# Should I put the wigglers into a net breeding box?



## pandamom (Jul 16, 2013)

So, the angels have successfully spawned and now the eggs are wiggling. This is a community tank and so far the parents are putting the eggs back that fall off the breeding surface, but I'm wondering if I should siphon some off and put them in the breeding net in the tank? I don't have a separate tank for the fry. I may just try and get some into the net box and see what happens with both scenarios - there are cardinals, other angels, GBR's, cories and a pleco also in the tank… Thoughts?


----------



## pandamom (Jul 16, 2013)

Okay, answered my own question - epic fail… I thought I would be smart and put the box somewhere near the breeding pair since they are chasing all the other fish away from their clutch. I guess they didn't realize what was in the box because they have successfully eaten every one of the 15 or 20 that I siphoned into the net.
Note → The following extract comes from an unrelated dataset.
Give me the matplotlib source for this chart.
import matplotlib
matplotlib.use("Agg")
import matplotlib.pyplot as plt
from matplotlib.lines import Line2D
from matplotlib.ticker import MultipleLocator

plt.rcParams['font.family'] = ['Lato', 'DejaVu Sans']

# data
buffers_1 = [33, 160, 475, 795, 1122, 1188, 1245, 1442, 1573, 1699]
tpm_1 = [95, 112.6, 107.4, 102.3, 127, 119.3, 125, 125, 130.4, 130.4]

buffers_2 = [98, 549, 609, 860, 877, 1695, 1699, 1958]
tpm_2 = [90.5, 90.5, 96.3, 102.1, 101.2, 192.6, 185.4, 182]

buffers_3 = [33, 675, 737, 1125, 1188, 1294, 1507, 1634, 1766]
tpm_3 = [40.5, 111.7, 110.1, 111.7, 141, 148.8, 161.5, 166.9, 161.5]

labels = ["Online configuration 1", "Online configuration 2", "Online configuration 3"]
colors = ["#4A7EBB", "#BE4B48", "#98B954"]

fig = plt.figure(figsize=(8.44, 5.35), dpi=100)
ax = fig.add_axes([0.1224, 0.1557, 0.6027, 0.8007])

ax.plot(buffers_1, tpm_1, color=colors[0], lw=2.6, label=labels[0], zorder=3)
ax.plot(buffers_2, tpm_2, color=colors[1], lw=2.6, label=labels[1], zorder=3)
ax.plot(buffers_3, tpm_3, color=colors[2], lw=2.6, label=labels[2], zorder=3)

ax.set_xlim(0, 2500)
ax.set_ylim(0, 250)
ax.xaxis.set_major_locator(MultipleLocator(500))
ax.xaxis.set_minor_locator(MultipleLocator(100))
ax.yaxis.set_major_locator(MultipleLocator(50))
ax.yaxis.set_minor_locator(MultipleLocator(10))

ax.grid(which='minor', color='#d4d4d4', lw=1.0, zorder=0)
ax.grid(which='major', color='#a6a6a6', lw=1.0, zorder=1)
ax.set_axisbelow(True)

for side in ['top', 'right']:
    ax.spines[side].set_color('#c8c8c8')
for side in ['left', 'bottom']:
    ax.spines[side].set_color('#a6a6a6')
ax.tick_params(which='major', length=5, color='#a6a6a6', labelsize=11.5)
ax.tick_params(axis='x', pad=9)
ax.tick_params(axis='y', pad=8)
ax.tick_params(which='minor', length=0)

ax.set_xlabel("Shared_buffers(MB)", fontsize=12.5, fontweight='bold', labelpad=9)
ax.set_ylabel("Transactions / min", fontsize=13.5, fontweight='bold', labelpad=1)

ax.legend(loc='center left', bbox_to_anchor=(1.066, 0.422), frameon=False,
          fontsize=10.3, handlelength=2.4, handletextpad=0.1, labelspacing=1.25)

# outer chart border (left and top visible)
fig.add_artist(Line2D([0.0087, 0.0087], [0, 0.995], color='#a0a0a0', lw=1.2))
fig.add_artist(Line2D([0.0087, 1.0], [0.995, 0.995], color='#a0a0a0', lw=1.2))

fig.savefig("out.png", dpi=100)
Guess that doesn't work - the only one left is one that happened to land on one of the supports and isn't visible through the net. There are still a lot of wigglers on their spawning site, but I don't hold much hope for the fry once they are free-swimming - too many fish in the tank… Oh well, I guess that's how one learns the 'hard way'…. :-(


----------



## TomC (Apr 21, 2010)

How did they manage to eat the fry if they were in the net?


----------



## pandamom (Jul 16, 2013)

They actually 'sucked' them through - they were just the wigglers at this point, so they were sitting on the bottom of the net.


----------



## mollyb (May 18, 2010)

If you are still interested in keeping some fry, you could siphon off the wigglers into a large jar with some aquarium water, suspended in the main tank for temperature (or put in a small heater and leave outside of the tank), and put an airstone into the jar, bubbling more than gently, The wigglers need no food, and thus no filtration until they go free swimming, then you could probably put the little swimmers into the net breeder, more chance for them to get away. Start feeding baby brine shrimp (or other foods) once in the net breeder. .


----------



## April (Apr 21, 2010)

Thry will still try get them out of the net. Best to set up a breeding tank for the parents with bare bottom for next hatch. Or...move water and the breeding come or leaf or whatever to a new BBQ tank.they sit on the ground for awhile so needs to be clean.


----------